Насколько мне известно, дома для умалишенных не закрываются. Но сеньора имела в виду другое – секретарские курсы, где преподавала коммерческий испанский. Я всегда подозревал, что на самом деле она не испанка, а мадьярка. Как бы то ни было, учащиеся ценили ее. Если в учебном заведении нет человека с сумасшедшинкой, ничему хорошему там не научат. Годика через два-три сеньора выйдет на пенсию. Кто тогда будет возить ее в инвалидной коляске? Неужели она видит меня в этой роли? Вероятно, старуха надеялась, что, подав в суд, разбогатеет. Почему бы и нет? В Милане тоже есть свои урбановичи.
– Таким образом, мы проведем Рождество вместе, – заключила сеньора.
– Малыш совсем бледный. Уж не заболел ли? – встревожился я.
– Да нет, просто устал.
Тем не менее Роджер спустился с небес с гриппом. Администрация отеля прислала одного из лучших в Мадриде врачей. Испанец, окончивший Северо-Западный колледж в Миннеаполисе, пустился со мной в разговор о Чикаго и основательно потряс мой карман, ибо пришлось заплатить ему по американским ставкам. Кроме того, я дал сеньоре денег на праздничные подарки, и она накупила кучу безделушек.
На Рождество настроение у меня совсем упало. Жалея, что со мной нет моих девочек, я радовался компании Роджера. Мы читали с ним сказки, вырезали из старых газет полоски и склеивали их в длиннющие ленты. В номере, и без того душном, стоял запах клея и типографской краски. Рената не звонила.
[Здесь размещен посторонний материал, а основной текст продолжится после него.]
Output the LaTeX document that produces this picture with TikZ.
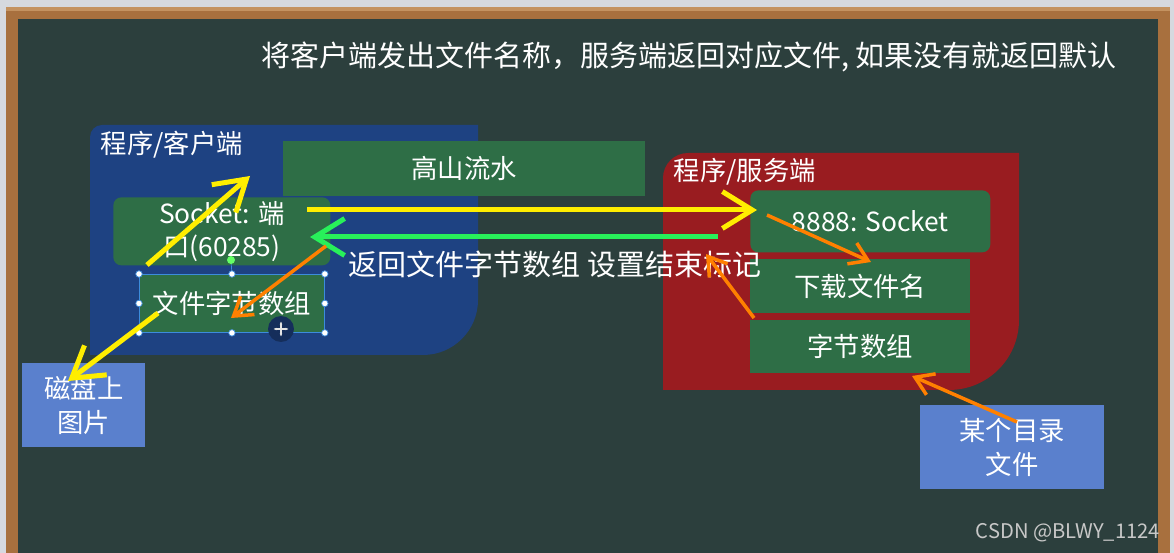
\documentclass[tikz,border=0pt]{standalone}
\usepackage{fontspec}
\setmainfont{Noto Sans CJK SC}
\usetikzlibrary{arrows.meta}

\definecolor{outergray}{RGB}{214,217,223}
\definecolor{woodframe}{RGB}{168,112,62}
\definecolor{woodlight}{RGB}{196,146,96}
\definecolor{board}{RGB}{44,63,61}
\definecolor{clientbg}{RGB}{30,66,130}
\definecolor{serverbg}{RGB}{153,28,32}
\definecolor{boxgreen}{RGB}{46,110,70}
\definecolor{boxblue}{RGB}{90,128,205}
\definecolor{arrowyellow}{RGB}{255,238,0}
\definecolor{arrowgreen}{RGB}{40,240,90}
\definecolor{arroworange}{RGB}{255,128,0}
\definecolor{selblue}{RGB}{60,140,220}
\definecolor{markgray}{RGB}{200,200,200}

\tikzset{
  lbl/.style={text=white, inner sep=0pt, align=center, font=\fontsize{15pt}{19pt}\selectfont},
  gbox/.style={lbl, fill=boxgreen, anchor=north west},
  rgbox/.style={gbox, rounded corners=0.16cm},
  pbox/.style={lbl, fill=boxblue, anchor=north west},
  handle/.style={circle, draw=selblue, fill=white, line width=0.4pt, inner sep=0pt, minimum size=0.13cm},
  yarr/.style={draw=arrowyellow, line width=0.1cm, -{Straight Barb[length=17pt,width=21pt]}},
  garr/.style={draw=arrowgreen, line width=0.1cm, -{Straight Barb[length=17pt,width=21pt]}},
  oarr/.style={draw=arroworange, line width=0.07cm, -{Straight Barb[length=10pt,width=13pt]}}
}

\begin{document}
\begin{tikzpicture}[x=0.02cm,y=-0.02cm]
	\useasboundingbox (0,0) rectangle (1174,553);
	% board and frame
	\fill[outergray] (0,0) rectangle (1174,553);
	\fill[woodframe] (6,7) rectangle (1170,553);
	\fill[woodlight] (6,7) rectangle (1170,11);
	\fill[board] (18,19) rectangle (1158,553);
	% client and server areas
	\fill[clientbg] (90,355) -- (90,137) arc[start angle=180,end angle=90,radius=0.24cm]
		-- (478,125) -- (478,300) arc[start angle=0,end angle=-90,radius=1.1cm] -- cycle;
	\fill[serverbg] (663,390) -- (663,178) arc[start angle=180,end angle=90,radius=0.5cm]
		-- (1019,153) -- (1019,320) arc[start angle=0,end angle=-90,radius=1.4cm] -- cycle;
	\node[lbl, font=\fontsize{16.5pt}{20pt}\selectfont] (title) at (689,57) {将客户端发出文件名称，服务端返回对应文件, 如果没有就返回默认};
	\node[lbl] (client) at (172,145) {程序/客户端};
	\node[lbl] (server) at (745,172) {程序/服务端};
	% client boxes
	\node[gbox, minimum width=7.24cm, minimum height=1.1cm] (song) at (283,141) {高山流水};
	\node[rgbox, minimum width=4.34cm, minimum height=1.36cm] (sock) at (113,197) {Socket: 端\\口(60285)};
	\node[gbox, draw=selblue, line width=0.5pt, minimum width=3.7cm, minimum height=1.16cm] (bytes) at (139,274) {文件字节数组};
	\draw[selblue, line width=0.4pt] (bytes.north) -- (231,260);
	\fill[green!60!white] (231,260) circle (0.08cm);
	\foreach \a in {north west,north,north east,west,east,south west,south,south east}
		\node[handle] at (bytes.\a) {};
	\fill[black!30!clientbg] (281,329) circle (0.26cm);
	\draw[white!80!gray, line width=0.6pt, {Latex[length=2pt]}-{Latex[length=2pt]}] (273,329) -- (289,329);
	\draw[white!80!gray, line width=0.6pt, {Latex[length=2pt]}-{Latex[length=2pt]}] (281,321) -- (281,337);
	% server boxes
	\node[rgbox, minimum width=4.8cm, minimum height=1.24cm] (port) at (750,190) {8888: Socket};
	\node[gbox, minimum width=4.4cm, minimum height=1.08cm] (fname) at (750,259) {下载文件名};
	\node[gbox, minimum width=4.4cm, minimum height=1.06cm] (sbytes) at (750,320) {字节数组};
	% files
	\node[pbox, minimum width=2.46cm, minimum height=1.68cm] (disk) at (22,363) {磁盘上\\图片};
	\node[pbox, minimum width=3.68cm, minimum height=1.68cm] (dir) at (920,405) {某个目录\\文件};
	\node[lbl, font=\fontsize{16.5pt}{20pt}\selectfont] (back) at (555,264) {返回文件字节数组 设置结束标记};
	\node[lbl, text=markgray, font=\fontsize{11.5pt}{14pt}\selectfont] (mark) at (1068,533) {CSDN @BLWY\_1124};
	% arrow ends
	\coordinate (ya) at (307,210);
	\coordinate (yb) at (757,210);
	\coordinate (ga) at (718,237);
	\coordinate (gb) at (310,237);
	\coordinate (yc) at (147,265);
	\coordinate (yd) at (250,176);
	\coordinate (ye) at (158,313);
	\coordinate (yf) at (68,381);
	\coordinate (oa) at (326,246);
	\coordinate (ob) at (231,318);
	\coordinate (oc) at (767,215);
	\coordinate (od) at (871,262);
	\coordinate (oe) at (754,318);
	\coordinate (of) at (706,254);
	\coordinate (og) at (1017,422);
	\coordinate (oh) at (912,376);
	% arrows
	\draw[yarr] (ya) -- (yb);
	\draw[garr] (ga) -- (gb);
	\draw[yarr] (yc) -- (yd);
	\draw[yarr] (ye) -- (yf);
	\draw[oarr] (oa) -- (ob);
	\draw[oarr] (oc) -- (od);
	\draw[oarr] (oe) -- (of);
	\draw[oarr] (og) -- (oh);
\end{tikzpicture}
\end{document}
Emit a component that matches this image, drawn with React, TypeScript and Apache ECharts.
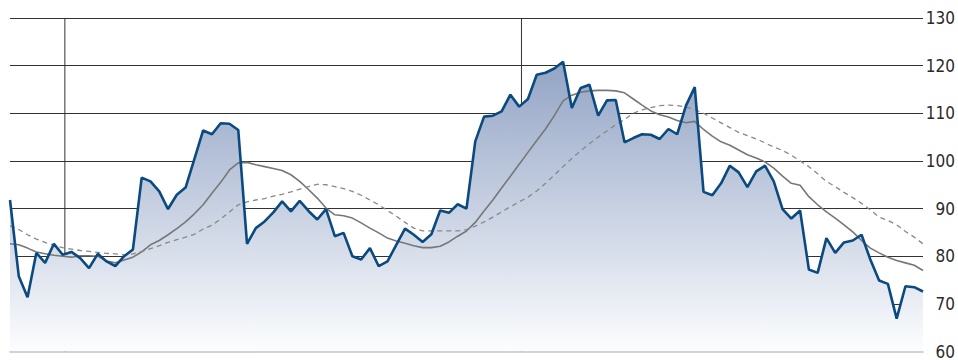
import React, { useEffect, useRef } from "react";
import * as echarts from "echarts";

// Weekly index values (105 weeks)
const priceValues: number[] = [
  91.8, 75.8, 71.4, 80.7, 78.6, 82.6, 80.3, 80.9, 79.6, 77.5,
  80.5, 78.9, 77.9, 80.0, 81.4, 96.5, 95.7, 93.6, 89.9, 92.9,
  94.4, 100.4, 106.4, 105.6, 107.9, 107.8, 106.5, 82.6, 85.9, 87.3,
  89.2, 91.5, 89.4, 91.6, 89.5, 87.7, 89.9, 84.2, 84.9, 80.0,
  79.3, 81.7, 77.9, 78.9, 82.4, 85.8, 84.5, 83.0, 84.6, 89.6,
  89.1, 90.9, 90.0, 104.1, 109.3, 109.5, 110.4, 113.9, 111.4, 113.0,
  118.1, 118.5, 119.4, 120.8, 111.1, 115.3, 116.0, 109.5, 112.7, 112.8,
  103.9, 104.8, 105.6, 105.5, 104.6, 106.7, 105.6, 111.6, 115.5, 93.5,
  92.8, 95.3, 99.0, 97.6, 94.5, 97.8, 99.0, 95.7, 89.9, 87.9,
  89.6, 77.2, 76.5, 83.8, 80.7, 82.9, 83.3, 84.5, 79.3, 74.9,
  74.2, 66.9, 73.7, 73.5, 72.6,
];

// Short moving average (solid grey)
const shortAvgValues: number[] = [
  82.6, 82.4, 81.7, 80.9, 80.5, 80.2, 80.0, 79.8, 80.1, 80.1,
  80.0, 79.0, 78.6, 79.2, 79.8, 80.9, 82.4, 83.3, 84.5, 85.8,
  87.2, 88.9, 90.8, 93.2, 95.5, 98.1, 99.6, 99.7, 99.2, 98.8,
  98.4, 98.0, 97.1, 95.7, 94.0, 92.2, 90.1, 88.7, 88.5, 88.0,
  87.0, 85.9, 84.9, 83.8, 83.2, 82.7, 82.2, 81.8, 81.8, 82.1,
  83.0, 84.2, 85.3, 87.1, 89.5, 91.8, 94.3, 96.8, 99.3, 101.8,
  104.3, 106.7, 109.5, 112.6, 113.8, 114.4, 114.7, 114.8, 114.8, 114.7,
  114.3, 113.0, 111.7, 110.5, 109.7, 109.2, 108.5, 108.0, 108.3, 106.6,
  105.2, 104.0, 103.3, 102.3, 101.3, 100.6, 99.8, 98.5, 96.8, 95.3,
  94.9, 92.5, 90.8, 89.3, 88.0, 86.6, 85.1, 83.3, 81.7, 80.7,
  79.8, 79.1, 78.6, 78.1, 77.0,
];

// Long moving average (dashed grey)
const longAvgValues: number[] = [
  86.4, 85.6, 84.5, 83.6, 82.9, 82.3, 81.8, 81.5, 81.2, 81.0,
  80.8, 80.6, 80.5, 80.3, 80.5, 81.0, 81.6, 82.2, 82.9, 83.5,
  84.0, 84.6, 85.7, 86.5, 87.8, 89.3, 90.8, 91.4, 91.8, 92.1,
  92.6, 93.0, 93.5, 94.1, 94.6, 95.1, 95.0, 94.6, 94.2, 93.6,
  92.8, 91.8, 90.8, 89.6, 88.4, 87.1, 85.9, 85.3, 85.3, 85.3,
  85.3, 85.3, 85.6, 86.3, 87.2, 88.2, 89.3, 90.4, 91.4, 92.4,
  93.7, 95.3, 97.0, 98.8, 100.5, 102.1, 103.6, 105.0, 106.3, 107.6,
  108.7, 110.0, 110.7, 111.2, 111.6, 111.7, 111.6, 111.3, 110.8, 110.0,
  109.0, 108.0, 107.0, 106.0, 105.3, 104.6, 103.8, 102.9, 102.2, 101.2,
  100.0, 98.8, 97.3, 95.7, 94.6, 93.4, 92.3, 91.1, 89.7, 88.2,
  87.5, 86.6, 85.2, 84.0, 82.6,
];

// Year boundaries (fractional week index)
const yearBoundaries: number[] = [6.25, 58.26];

const yTicks = { min: 60, max: 130, interval: 10 };

export default function App() {
  const ref = useRef<HTMLDivElement>(null);

  useEffect(() => {
    if (!ref.current) return;
    const chart = echarts.init(ref.current, undefined, { renderer: "svg" });
    const toPairs = (arr: number[]) => arr.map((v, i) => [i, v]);

    const boundarySeries = yearBoundaries.map((x) => ({
      type: "line" as const,
      data: [
        [x, yTicks.min],
        [x, yTicks.max],
      ],
      symbol: "none",
      z: 1,
      silent: true,
      lineStyle: { color: "#333333", width: 1 },
    }));

    chart.setOption({
      animation: false,
      grid: { left: 10, right: 32, top: 18, bottom: 8 },
      xAxis: {
        type: "value",
        min: 0,
        max: priceValues.length - 1,
        z: 5,
        axisLine: { show: true, lineStyle: { color: "#c4c4c4", width: 1.5 } },
        axisTick: { show: false },
        axisLabel: { show: false },
        splitLine: { show: false },
      },
      yAxis: {
        type: "value",
        position: "right",
        min: yTicks.min,
        max: yTicks.max,
        interval: yTicks.interval,
        axisLine: { show: false },
        axisTick: { show: false },
        splitLine: {
          show: true,
          showMinLine: false,
          lineStyle: { color: "#333333", width: 1 },
        },
        axisLabel: {
          align: "right",
          margin: 32,
          fontFamily: "'DejaVu Sans Condensed', 'Liberation Sans Narrow', 'Roboto', sans-serif",
          fontSize: 17,
          color: "#2a2a2a",
        },
      },
      series: [
        ...boundarySeries,
        {
          type: "line",
          data: toPairs(priceValues),
          symbol: "none",
          z: 2,
          silent: true,
          lineStyle: { width: 0 },
          areaStyle: {
            opacity: 1,
            color: new echarts.graphic.LinearGradient(0, 0, 0, 1, [
              { offset: 0, color: "#92a4c5" },
              { offset: 1, color: "#fcfdfe" },
            ]),
          },
        },
        {
          type: "line",
          data: toPairs(shortAvgValues),
          symbol: "none",
          z: 3,
          lineStyle: { color: "#777777", width: 1.6 },
        },
        {
          type: "line",
          data: toPairs(longAvgValues),
          symbol: "none",
          z: 3,
          lineStyle: { color: "#888888", width: 1.3, type: [5, 4] },
        },
        {
          type: "line",
          data: toPairs(priceValues),
          symbol: "none",
          z: 4,
          lineStyle: { color: "#0b4a80", width: 2.6 },
        },
      ],
    });
    return () => chart.dispose();
  }, []);

  return (
    <div
      ref={ref}
      style={{ position: "absolute", left: 0, top: 0, width: 958, height: 360 }}
    />
  );
}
Мне вспомнилось, что Рождество в 1924 году я встретил в туберкулезном санатории. Нянечки дали мне большой пестрый мятный батончик и ажурный чулок с шоколадными монетками, обернутыми в золотые бумажки. Я чуть не заплакал от этого подарка, и мне еще больше захотелось к маме, папе и даже зловредному брату Джулиусу. У меня защемило сердце, задрожали руки, но я, постаревший изгнанник, нашедший приют в Мадриде, подавил нахлынувшие чувства и, вздыхая, продолжал резать и клеить полоски из газет. Дыхание бледного Роджера отдавало шоколадом и клеем. Бумажная лента уже дважды обежала номер, и теперь ее предстояло повесить на люстру. Я старался держать себя в руках, но иногда меня словно прорывало. Я терял самообладание, если начинал думать о том, что делает Рената в своем гостиничном номере в Милане, о мужчине, который с ней, об их позах и пальцах. Ну нет, им не удастся превратить меня в человека, выброшенного после кораблекрушения на необитаемый остров. Я старался вспомнить цитату из Шекспира о том, что «Цезарь» и «опасность» – это два слова, рожденных на свет в один день, причем Цезарь старше и страшнее. Но это было слишком отвлеченно и не помогло. К тому же двадцатый век не удивишь ни ревностью, ни завистью, ни горем. Двадцатый век видел всякое. После смертоубийственных войн и холокоста некого винить за отсутствие интереса к личным неудачам и бедам частного человека. Я составил мысленный список проблем, стоящих перед миром: эмбарго на нефть, упадок Британии, голод в Индии и Эфиопии, будущее демократии, судьбы человечества. Но и это не помогло, как не помог Юлий Цезарь. Настроение оставалось паршивым.